PRIME bungalows are continuing to set price records, even as overall buyer interest seems to be falling off in the wake of January's property cooling measures.
The latest eye-catching deal occurred last week, when a Cluny Road house reportedly sold for $33million - a record in terms of value per square foot (psf).
The price works out to about $2,038 psf of land area, making it the first good-class bungalow to top $2,000 psf.
But the title of most expensive bungalow overall goes to a property in Leedon Park, for which a caveat was lodged last December at $61.4million - the highest price ever in terms of total quantum.
The price works out to $1,467 psf for the 41,852 sq ft site.
The buyers are Mr George Lim and Ms Jennifer Tan, according to the caveat lodged with the Urban Redevelopment Authority on Dec23. Reports have said they are Singaporeans who may sub-divide the site into two 20,000 sq ft parcels.
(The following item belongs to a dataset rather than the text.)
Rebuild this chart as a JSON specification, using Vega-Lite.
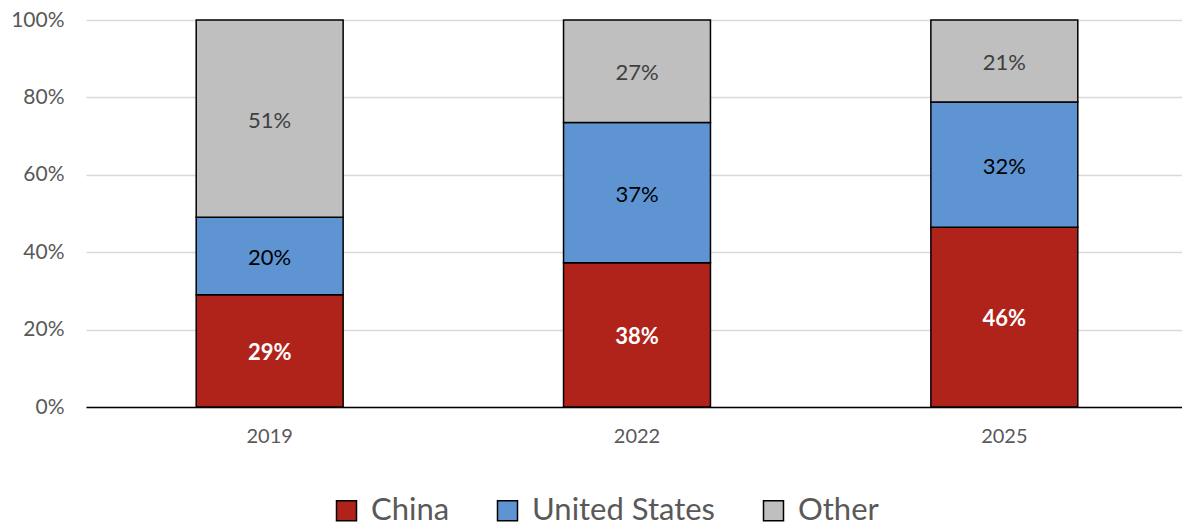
{
  "$schema": "https://vega.github.io/schema/vega-lite/v6.json",
  "width": 1102,
  "height": 387,
  "autosize": "none",
  "padding": {"left": 86, "top": 20, "right": 0, "bottom": 120},
  "background": "white",
  "config": {"view": {"stroke": null}, "font": "Lato"},
  "data": {
    "values": [
      {"year": "2019", "region": "China", "share": 29, "label": "29%", "ord": 1},
      {"year": "2019", "region": "United States", "share": 20, "label": "20%", "ord": 2},
      {"year": "2019", "region": "Other", "share": 51, "label": "51%", "ord": 3},
      {"year": "2022", "region": "China", "share": 38, "label": "38%", "ord": 1},
      {"year": "2022", "region": "United States", "share": 37, "label": "37%", "ord": 2},
      {"year": "2022", "region": "Other", "share": 27, "label": "27%", "ord": 3},
      {"year": "2025", "region": "China", "share": 46, "label": "46%", "ord": 1},
      {"year": "2025", "region": "United States", "share": 32, "label": "32%", "ord": 2},
      {"year": "2025", "region": "Other", "share": 21, "label": "21%", "ord": 3}
    ]
  },
  "encoding": {
    "x": {
      "field": "year", "type": "nominal",
      "scale": {"paddingInner": 0.6, "paddingOuter": 0.3},
      "axis": {"title": null, "labelAngle": 0, "labelFontSize": 20, "labelColor": "#595959", "labelPadding": 19, "ticks": false, "domainColor": "#000000", "domainWidth": 1.5, "grid": false}
    },
    "order": {"field": "ord", "type": "quantitative"}
  },
  "layer": [
    {
      "mark": {"type": "bar", "stroke": "#000000", "strokeWidth": 1.5},
      "encoding": {
        "y": {
          "field": "share", "type": "quantitative", "stack": "normalize",
          "scale": {"domain": [0, 1]},
          "axis": {"title": null, "format": ".0%", "values": [0, 0.2, 0.4, 0.6, 0.8, 1], "labelFontSize": 21, "labelColor": "#595959", "labelPadding": 22, "ticks": false, "domain": false, "gridColor": "#D9D9D9", "gridWidth": 1.5}
        },
        "color": {
          "field": "region", "type": "nominal",
          "scale": {"domain": ["China", "United States", "Other"], "range": ["#B0231A", "#5F94D3", "#BFBFBF"]},
          "legend": {
            "title": null, "orient": "none", "direction": "horizontal",
            "legendX": 245, "legendY": 475,
            "symbolType": "square", "symbolSize": 400, "symbolStrokeColor": "#000000", "symbolStrokeWidth": 1.5,
            "labelFontSize": 31, "labelColor": "#595959", "labelOffset": 9, "labelLimit": 400, "columnPadding": 42, "symbolOpacity": 1
          }
        }
      }
    },
    {
      "mark": {"type": "text", "fontSize": 22, "fontWeight": "bold", "color": "#FFFFFF", "dy": 2},
      "encoding": {
        "y": {"field": "share", "type": "quantitative", "stack": "normalize", "bandPosition": 0.5},
        "text": {"condition": {"test": "datum.region === 'China'", "field": "label"}, "value": ""}
      }
    },
    {
      "mark": {"type": "text", "fontSize": 22, "dy": 2},
      "encoding": {
        "y": {"field": "share", "type": "quantitative", "stack": "normalize", "bandPosition": 0.5},
        "text": {"condition": {"test": "datum.region !== 'China'", "field": "label"}, "value": ""},
        "color": {
          "field": "region", "type": "nominal",
          "scale": {"domain": ["China", "United States", "Other"], "range": ["#FFFFFF", "#000000", "#404040"]},
          "legend": null
        }
      }
    }
  ],
  "resolve": {"scale": {"color": "independent"}}
}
Mr Lim has developed and sold at least seven good-class bungalows worth a total of $145million since 2006.
Good-class bungalows are the highest-end homes in Singapore and are located in only a handful of specially designated prime sites.
The Cluny Road bungalow is believed to have been bought by Chinese-born Chen Wei Ping - now a Singapore citizen and the executive chairman of aluminium firm Midas Holdings - from a British investment banker.
The 16,200 sq ft eco-friendly property uses photovoltaic cells and solar water heaters to save energy, recycles rainwater for irrigation and features recycled teak in its design.
Its sale price beat the previous record of $1,899 psf for a good-class bungalow, set in 2007 when Raffles Education chairman and founder Chew Hua Seng paid $25.5million for 32H Nassim Road.
Despite the record prices, interest in posh bungalows has declined since the January cooling measures.
Mr Alexs Chua, managing director of AC MacGyver, an agency that specialises in landed homes, said buyers now are mainly owner-occupiers rather than investors.
But prime bungalow locations such as Nassim and Tanglin could still see prices inching upwards this year, especially with the benchmark set by the Leedon sale, he noted.
However, prices might remain stagnant in other locations.
'Many buyers are waiting for the first-quarter price index to be released (in April), so they are not willing to buy yet... But if you have a property that's nicely done up, buyers are still willing to pay a premium for it,' he added.